How is the US dollar index doing in market timing terms? It is weak but still clinging to a ledge just above 75.63, which will be the critical break point if this rally is washed down the ravine into oblivion. The Euro is somewhat cooperating by staying below 1.42.81, a prior high. The Japanese yen has been cooperating by selling off a bit more every few days.
It is not in anyone’s interest now to have the US dollar collapse. It could do that or slowly grind downward as we saw in US stocks in 2008 – i.e., a multi-day controlled crash could happen. A new high in gold could trigger such a prolonged further crash of the US dollar. A close of the dollar index at lows below the 2008 low of 70.70 would do that too. What that last point indicates is that the market could allow the dollar to slide down to 70.70 which is 6.5% below the 75.63 breakpoint – that is a mile away for currency traders!
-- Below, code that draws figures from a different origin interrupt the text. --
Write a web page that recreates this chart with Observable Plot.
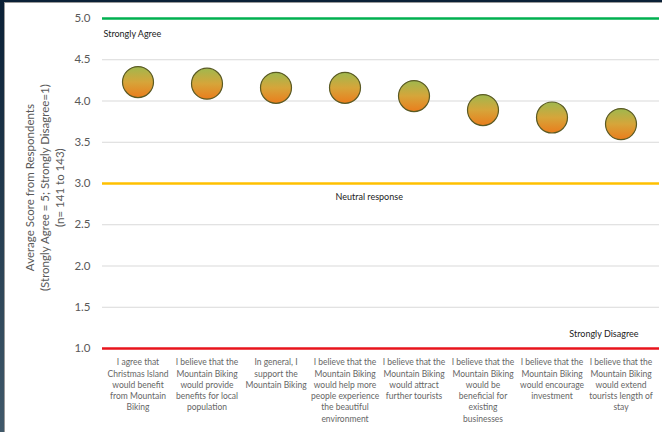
<!DOCTYPE html>
<html>
<head>
<meta charset="utf-8">
<script src="https://cdn.jsdelivr.net/npm/d3@7"></script>
<script src="https://cdn.jsdelivr.net/npm/@observablehq/plot@0.6"></script>
<style>
  html, body { margin: 0; padding: 0; background: #fff; width: 662px; height: 432px; overflow: hidden; }
  #wrap { position: relative; width: 662px; height: 432px; }
  #chart svg { display: block; font-family: Lato, "Open Sans", sans-serif; }
  .edgeL { position: absolute; left: 0; top: 0; width: 4px; height: 432px; background: linear-gradient(#0a2036, #40596a); }
  .edgeT { position: absolute; left: 0; top: 0; width: 662px; height: 2px; background: #0b2137; }
  .lineL { position: absolute; left: 4px; top: 2px; width: 1px; height: 430px; background: #9a9a9a; }
  .lineT { position: absolute; left: 4px; top: 2px; width: 658px; height: 1px; background: #9a9a9a; }
</style>
</head>
<body>
<div id="wrap">
  <div id="chart"></div>
  <div class="edgeL"></div><div class="edgeT"></div><div class="lineL"></div><div class="lineT"></div>
</div>
<script>
const categories = [
  "I agree that\nChristmas Island\nwould benefit\nfrom Mountain\nBiking",
  "I believe that the\nMountain Biking\nwould provide\nbenefits for local\npopulation",
  "In general, I\nsupport the\nMountain Biking",
  "I believe that the\nMountain Biking\nwould help more\npeople experience\nthe beautiful\nenvironment",
  "I believe that the\nMountain Biking\nwould attract\nfurther tourists",
  "I believe that the\nMountain Biking\nwould be\nbeneficial for\nexisting\nbusinesses",
  "I believe that the\nMountain Biking\nwould encourage\ninvestment",
  "I believe that the\nMountain Biking\nwould extend\ntourists length of\nstay"
];
const scores = [4.23, 4.21, 4.16, 4.16, 4.06, 3.89, 3.80, 3.72];
const yTicks = [1.0, 1.5, 2.0, 2.5, 3.0, 3.5, 4.0, 4.5, 5.0];
const gridValues = [1.5, 2.0, 2.5, 3.5, 4.0, 4.5];
const refLines = [
  {value: 5.0, label: "Strongly Agree", color: "#00b050"},
  {value: 3.0, label: "Neutral response", color: "#ffc000"},
  {value: 1.0, label: "Strongly Disagree", color: "#e8141c"}
];
const yTitle = ["Average Score from Respondents", "(Strongly Agree = 5; Strongly Disagree=1)", "(n= 141 to 143)"];

const data = categories.map((c, i) => ({category: c, score: scores[i]}));

function gradientDefs() {
  const ns = "http://www.w3.org/2000/svg";
  const defs = document.createElementNS(ns, "defs");
  const lg = document.createElementNS(ns, "linearGradient");
  lg.setAttribute("id", "dotGrad");
  lg.setAttribute("x1", "0"); lg.setAttribute("y1", "0");
  lg.setAttribute("x2", "0"); lg.setAttribute("y2", "1");
  [["0%", "#9fb84e"], ["50%", "#d6a53a"], ["100%", "#ea7d1c"]].forEach(([o, c]) => {
    const s = document.createElementNS(ns, "stop");
    s.setAttribute("offset", o); s.setAttribute("stop-color", c);
    lg.appendChild(s);
  });
  defs.appendChild(lg);
  return defs;
}

const chart = Plot.plot({
  width: 662,
  height: 432,
  marginLeft: 102,
  marginRight: 3,
  marginTop: 18,
  marginBottom: 84,
  style: {fontFamily: "Lato, 'Open Sans', sans-serif", background: "#fff"},
  x: {type: "band", domain: categories, range: [102, 656], padding: 0},
  y: {domain: [1, 5]},
  marks: [
    () => gradientDefs(),
    Plot.ruleY(gridValues, {stroke: "#d9d9d9", strokeWidth: 1}),
    Plot.ruleY(refLines, {y: "value", stroke: "color", strokeWidth: 2.5}),
    Plot.axisY({ticks: yTicks, tickFormat: d => d.toFixed(1), tickSize: 0, tickPadding: 12, fontSize: 11.5, color: "#595959", label: null}),
    Plot.axisX({tickSize: 0, tickPadding: 9, fontSize: 8.5, lineHeight: 1.32, color: "#666", label: null, tickFormat: d => d}),
    Plot.text([refLines[0]], {y: 4.81, text: "label", frameAnchor: "left", dx: 1, textAnchor: "start", fontSize: 9, fill: "#222"}),
    Plot.text([refLines[1]], {y: 2.83, text: "label", frameAnchor: "left", dx: 233, textAnchor: "start", fontSize: 9, fill: "#222"}),
    Plot.text([refLines[2]], {y: 1.18, text: "label", frameAnchor: "right", dx: -21, textAnchor: "end", fontSize: 9, fill: "#222"}),
    Plot.text([yTitle.join("\n")], {frameAnchor: "left", y: 2.95, dx: -58, rotate: -90, text: d => d, textAnchor: "middle", lineAnchor: "middle", lineHeight: 1.3, fontSize: 11.5, fill: "#595959"}),
    Plot.dot(data, {x: "category", y: "score", r: 15.5, fill: "url(#dotGrad)", stroke: "#5a5a24", strokeWidth: 1.2})
  ]
});
document.getElementById("chart").appendChild(chart);
</script>
</body>
</html>
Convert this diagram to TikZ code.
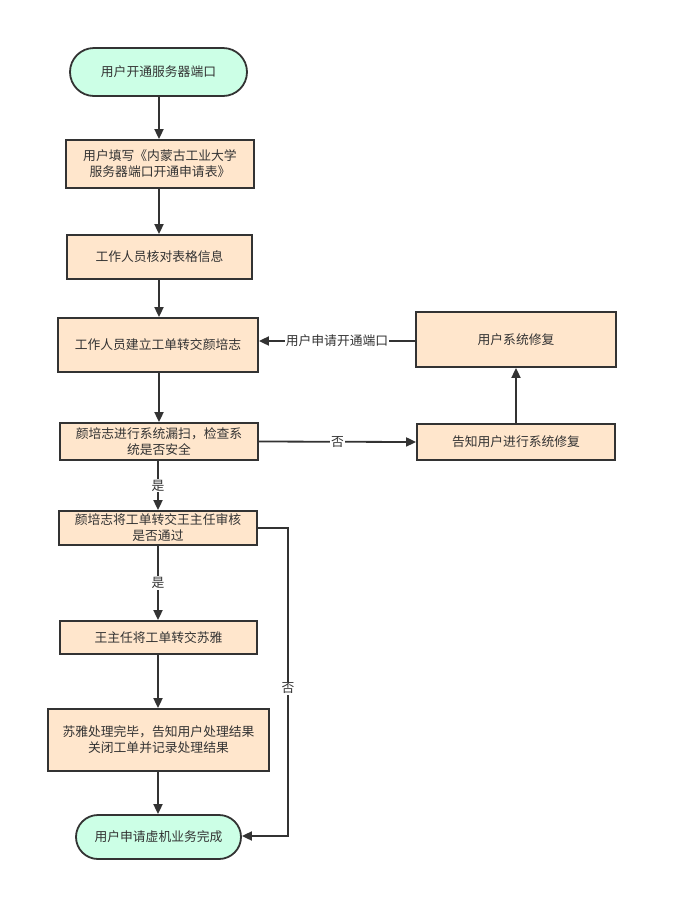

But I would not bet on a break of 75.63 personally. Europe is still a mess. The Yen is being manipulated as publicly announced by the world powers. We will scale out of our long dollar trade on a close below that number however. Stupid is as stupid does, and I do not intend on being stupid. Not deliberately.
The dollar, by “hanging in there,” has continued to pressure gold, and I expect the gold ETF GLD to close today back below 139.54 or end up there sooner than we see a new GLD high. If we do get a breakout in the GLD gold ETF (IAU is another investment vehicle; less liquid at present), my subscribers will be buying and will likely kiss the long dollar position goodbye, because I would guess that the US dollar index will close back below 75.63 if gold breaks out to new highs.
A very strong US dollar rally could pressure stocks, and that is why I keep an eye on it every day for my subscribers.